■ CHALLENGE
In the data below, locate each line with the word "this" and list it.

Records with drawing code
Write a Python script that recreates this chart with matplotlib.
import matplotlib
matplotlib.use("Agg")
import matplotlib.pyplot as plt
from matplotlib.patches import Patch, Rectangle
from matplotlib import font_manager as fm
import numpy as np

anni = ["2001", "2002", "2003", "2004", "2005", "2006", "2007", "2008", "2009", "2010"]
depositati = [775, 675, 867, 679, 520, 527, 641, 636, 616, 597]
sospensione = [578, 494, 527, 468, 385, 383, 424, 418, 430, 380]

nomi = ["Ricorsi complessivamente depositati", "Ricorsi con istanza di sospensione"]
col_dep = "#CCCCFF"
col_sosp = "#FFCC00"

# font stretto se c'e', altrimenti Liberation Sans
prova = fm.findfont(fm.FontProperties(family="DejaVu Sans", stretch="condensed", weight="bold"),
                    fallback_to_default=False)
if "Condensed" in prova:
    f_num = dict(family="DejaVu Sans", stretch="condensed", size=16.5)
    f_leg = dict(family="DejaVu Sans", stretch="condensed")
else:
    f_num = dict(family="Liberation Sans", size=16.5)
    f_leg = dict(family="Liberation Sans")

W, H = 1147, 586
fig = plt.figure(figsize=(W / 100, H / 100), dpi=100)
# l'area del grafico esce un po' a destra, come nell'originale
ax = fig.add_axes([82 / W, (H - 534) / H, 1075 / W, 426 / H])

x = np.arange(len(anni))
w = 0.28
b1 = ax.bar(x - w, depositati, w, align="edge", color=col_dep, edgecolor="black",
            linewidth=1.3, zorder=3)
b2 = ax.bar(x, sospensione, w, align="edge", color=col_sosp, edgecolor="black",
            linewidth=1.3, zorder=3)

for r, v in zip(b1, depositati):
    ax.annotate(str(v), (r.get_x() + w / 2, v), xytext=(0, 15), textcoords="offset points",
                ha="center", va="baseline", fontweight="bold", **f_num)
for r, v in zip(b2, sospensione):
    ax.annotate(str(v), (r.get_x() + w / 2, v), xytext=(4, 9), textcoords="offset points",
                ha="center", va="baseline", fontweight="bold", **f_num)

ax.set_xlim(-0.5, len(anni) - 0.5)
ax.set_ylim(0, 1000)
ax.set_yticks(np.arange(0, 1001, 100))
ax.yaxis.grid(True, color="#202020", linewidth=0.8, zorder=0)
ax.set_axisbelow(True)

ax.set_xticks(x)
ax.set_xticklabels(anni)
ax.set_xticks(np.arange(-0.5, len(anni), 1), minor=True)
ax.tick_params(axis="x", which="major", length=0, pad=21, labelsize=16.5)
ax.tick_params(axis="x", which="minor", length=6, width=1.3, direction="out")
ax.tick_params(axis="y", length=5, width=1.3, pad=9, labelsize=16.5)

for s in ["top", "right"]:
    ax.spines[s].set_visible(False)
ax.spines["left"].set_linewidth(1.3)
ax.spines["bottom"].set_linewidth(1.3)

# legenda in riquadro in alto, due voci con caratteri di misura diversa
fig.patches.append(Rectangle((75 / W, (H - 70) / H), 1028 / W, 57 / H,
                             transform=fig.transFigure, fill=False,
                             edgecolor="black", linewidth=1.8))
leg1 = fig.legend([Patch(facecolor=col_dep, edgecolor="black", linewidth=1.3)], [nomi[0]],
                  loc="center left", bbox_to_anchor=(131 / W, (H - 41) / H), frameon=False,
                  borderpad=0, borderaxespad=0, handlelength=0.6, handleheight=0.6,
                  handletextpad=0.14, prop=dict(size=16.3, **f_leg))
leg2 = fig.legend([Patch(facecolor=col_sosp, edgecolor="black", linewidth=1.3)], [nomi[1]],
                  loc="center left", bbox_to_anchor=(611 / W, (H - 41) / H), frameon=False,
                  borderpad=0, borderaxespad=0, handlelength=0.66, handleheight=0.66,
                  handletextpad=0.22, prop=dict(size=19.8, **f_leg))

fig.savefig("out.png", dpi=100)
---
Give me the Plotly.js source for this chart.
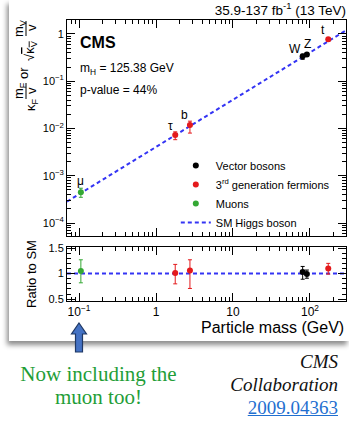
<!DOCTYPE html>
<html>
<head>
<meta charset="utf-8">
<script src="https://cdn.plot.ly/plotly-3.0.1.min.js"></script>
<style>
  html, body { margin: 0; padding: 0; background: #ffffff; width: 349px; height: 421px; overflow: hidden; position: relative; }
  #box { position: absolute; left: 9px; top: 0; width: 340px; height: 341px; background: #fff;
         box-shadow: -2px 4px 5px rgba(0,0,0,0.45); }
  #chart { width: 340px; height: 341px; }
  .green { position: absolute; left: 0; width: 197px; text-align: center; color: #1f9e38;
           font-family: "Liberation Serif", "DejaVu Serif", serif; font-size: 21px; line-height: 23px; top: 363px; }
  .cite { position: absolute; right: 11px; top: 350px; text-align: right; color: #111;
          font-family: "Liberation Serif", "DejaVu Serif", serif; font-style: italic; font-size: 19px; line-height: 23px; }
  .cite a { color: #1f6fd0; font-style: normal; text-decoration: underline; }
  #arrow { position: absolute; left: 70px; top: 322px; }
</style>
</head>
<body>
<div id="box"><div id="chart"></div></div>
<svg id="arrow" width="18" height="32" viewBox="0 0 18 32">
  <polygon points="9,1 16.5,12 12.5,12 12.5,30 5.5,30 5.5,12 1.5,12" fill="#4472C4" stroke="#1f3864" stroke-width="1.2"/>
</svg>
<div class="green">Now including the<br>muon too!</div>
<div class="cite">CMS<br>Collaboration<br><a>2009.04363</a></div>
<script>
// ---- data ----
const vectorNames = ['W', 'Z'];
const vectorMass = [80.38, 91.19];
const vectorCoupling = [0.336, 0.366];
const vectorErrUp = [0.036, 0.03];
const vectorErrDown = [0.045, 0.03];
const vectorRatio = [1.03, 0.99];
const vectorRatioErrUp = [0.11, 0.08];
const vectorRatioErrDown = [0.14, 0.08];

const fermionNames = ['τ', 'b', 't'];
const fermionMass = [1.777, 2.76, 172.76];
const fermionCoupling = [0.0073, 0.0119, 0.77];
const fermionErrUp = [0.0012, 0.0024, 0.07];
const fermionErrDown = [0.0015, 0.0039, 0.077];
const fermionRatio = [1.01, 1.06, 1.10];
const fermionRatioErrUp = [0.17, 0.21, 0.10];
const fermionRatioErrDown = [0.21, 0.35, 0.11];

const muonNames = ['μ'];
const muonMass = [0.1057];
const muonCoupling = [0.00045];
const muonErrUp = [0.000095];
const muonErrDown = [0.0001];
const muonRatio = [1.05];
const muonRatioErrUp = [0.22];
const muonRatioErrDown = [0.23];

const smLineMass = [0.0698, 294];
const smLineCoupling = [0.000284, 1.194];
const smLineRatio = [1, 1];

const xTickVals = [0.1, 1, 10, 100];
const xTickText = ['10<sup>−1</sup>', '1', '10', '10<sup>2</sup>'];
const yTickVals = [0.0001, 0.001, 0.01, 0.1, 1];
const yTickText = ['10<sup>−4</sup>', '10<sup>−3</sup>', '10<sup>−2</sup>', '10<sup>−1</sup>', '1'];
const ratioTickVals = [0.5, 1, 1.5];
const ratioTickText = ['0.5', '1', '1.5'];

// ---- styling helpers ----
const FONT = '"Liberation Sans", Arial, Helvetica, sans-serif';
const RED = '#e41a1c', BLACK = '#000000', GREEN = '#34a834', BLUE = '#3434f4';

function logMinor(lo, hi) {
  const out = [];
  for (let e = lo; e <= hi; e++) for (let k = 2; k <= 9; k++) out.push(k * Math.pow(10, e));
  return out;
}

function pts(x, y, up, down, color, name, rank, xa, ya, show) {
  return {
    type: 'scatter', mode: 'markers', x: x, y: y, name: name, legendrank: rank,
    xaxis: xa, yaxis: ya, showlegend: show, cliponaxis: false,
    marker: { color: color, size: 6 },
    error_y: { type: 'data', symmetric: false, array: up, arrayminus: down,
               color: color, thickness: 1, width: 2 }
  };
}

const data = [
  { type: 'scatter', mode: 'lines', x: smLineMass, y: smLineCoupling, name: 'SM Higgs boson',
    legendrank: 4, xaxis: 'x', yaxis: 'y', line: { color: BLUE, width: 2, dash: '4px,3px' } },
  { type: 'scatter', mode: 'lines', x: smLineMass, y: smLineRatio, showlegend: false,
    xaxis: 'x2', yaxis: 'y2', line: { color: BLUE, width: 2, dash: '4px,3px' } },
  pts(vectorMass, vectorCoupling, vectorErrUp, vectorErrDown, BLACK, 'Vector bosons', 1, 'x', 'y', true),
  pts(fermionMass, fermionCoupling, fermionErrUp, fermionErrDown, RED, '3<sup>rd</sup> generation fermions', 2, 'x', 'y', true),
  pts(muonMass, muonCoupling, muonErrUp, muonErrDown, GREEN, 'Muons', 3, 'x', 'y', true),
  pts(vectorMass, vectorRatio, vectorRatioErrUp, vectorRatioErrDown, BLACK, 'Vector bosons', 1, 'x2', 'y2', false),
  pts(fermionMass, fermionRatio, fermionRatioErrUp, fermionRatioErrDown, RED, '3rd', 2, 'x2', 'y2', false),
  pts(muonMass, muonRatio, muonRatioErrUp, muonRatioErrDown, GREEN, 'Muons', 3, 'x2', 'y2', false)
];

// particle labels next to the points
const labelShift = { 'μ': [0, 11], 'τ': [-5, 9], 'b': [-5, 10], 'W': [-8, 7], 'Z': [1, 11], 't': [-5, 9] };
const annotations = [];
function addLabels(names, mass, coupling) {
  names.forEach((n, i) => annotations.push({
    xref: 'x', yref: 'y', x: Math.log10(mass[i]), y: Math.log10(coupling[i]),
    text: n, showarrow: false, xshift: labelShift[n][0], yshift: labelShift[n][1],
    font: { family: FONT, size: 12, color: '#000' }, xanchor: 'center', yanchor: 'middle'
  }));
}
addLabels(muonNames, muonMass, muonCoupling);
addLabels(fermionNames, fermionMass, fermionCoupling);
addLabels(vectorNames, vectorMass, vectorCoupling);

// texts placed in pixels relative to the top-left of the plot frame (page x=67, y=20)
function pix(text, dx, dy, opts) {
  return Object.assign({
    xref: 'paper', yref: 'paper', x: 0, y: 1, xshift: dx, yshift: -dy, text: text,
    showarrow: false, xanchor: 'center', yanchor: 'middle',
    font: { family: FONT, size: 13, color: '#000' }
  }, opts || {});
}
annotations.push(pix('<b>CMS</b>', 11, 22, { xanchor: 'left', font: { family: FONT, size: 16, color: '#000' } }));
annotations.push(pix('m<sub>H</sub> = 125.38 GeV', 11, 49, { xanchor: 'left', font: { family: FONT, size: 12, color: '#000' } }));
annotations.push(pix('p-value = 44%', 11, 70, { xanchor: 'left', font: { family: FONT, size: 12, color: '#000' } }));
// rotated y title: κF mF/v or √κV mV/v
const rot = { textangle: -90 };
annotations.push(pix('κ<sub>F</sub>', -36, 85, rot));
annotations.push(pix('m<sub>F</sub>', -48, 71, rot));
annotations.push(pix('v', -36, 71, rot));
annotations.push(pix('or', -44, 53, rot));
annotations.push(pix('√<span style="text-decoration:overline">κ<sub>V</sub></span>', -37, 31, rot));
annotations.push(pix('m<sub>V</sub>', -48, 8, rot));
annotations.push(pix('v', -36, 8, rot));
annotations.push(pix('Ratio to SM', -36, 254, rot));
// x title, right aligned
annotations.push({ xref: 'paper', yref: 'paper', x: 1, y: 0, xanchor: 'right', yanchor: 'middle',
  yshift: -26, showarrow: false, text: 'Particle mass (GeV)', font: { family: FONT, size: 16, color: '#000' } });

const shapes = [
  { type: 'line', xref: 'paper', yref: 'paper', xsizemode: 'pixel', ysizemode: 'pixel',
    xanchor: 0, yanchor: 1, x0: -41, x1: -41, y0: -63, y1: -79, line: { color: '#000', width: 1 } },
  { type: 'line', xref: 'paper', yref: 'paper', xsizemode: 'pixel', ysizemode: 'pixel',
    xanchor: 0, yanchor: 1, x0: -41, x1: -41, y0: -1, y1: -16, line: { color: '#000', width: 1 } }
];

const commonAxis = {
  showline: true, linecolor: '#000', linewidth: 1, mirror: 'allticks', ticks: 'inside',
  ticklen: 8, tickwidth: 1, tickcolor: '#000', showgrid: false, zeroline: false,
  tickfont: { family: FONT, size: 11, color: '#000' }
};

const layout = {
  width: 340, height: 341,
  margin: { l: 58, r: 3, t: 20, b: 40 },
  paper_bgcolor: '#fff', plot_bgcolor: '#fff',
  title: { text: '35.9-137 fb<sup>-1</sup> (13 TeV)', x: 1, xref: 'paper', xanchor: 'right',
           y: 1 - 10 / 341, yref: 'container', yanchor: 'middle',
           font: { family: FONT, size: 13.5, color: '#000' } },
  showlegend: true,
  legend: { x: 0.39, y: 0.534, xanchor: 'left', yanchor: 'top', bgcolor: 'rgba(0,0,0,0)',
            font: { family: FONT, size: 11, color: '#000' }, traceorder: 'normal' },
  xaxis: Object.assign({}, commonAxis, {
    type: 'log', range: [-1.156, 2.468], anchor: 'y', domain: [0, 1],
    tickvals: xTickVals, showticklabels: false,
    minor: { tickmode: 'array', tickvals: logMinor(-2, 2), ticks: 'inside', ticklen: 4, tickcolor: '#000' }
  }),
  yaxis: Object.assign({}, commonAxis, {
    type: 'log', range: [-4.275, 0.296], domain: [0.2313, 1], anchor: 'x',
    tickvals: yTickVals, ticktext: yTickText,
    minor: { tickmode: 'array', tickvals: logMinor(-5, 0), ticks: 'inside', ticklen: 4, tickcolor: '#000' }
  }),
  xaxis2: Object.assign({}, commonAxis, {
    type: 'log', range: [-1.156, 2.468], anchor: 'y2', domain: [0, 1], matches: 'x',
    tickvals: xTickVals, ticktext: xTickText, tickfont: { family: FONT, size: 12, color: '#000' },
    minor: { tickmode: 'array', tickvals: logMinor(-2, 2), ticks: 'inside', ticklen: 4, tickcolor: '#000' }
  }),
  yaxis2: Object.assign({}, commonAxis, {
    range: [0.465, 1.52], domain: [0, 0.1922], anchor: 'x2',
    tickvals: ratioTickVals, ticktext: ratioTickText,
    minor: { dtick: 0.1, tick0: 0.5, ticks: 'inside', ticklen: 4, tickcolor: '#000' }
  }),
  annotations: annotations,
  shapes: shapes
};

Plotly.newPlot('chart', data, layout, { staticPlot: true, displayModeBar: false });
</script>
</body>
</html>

■ REPLY
Write a Python script that recreates this chart with matplotlib.
Give me the Plotly.js source for this chart.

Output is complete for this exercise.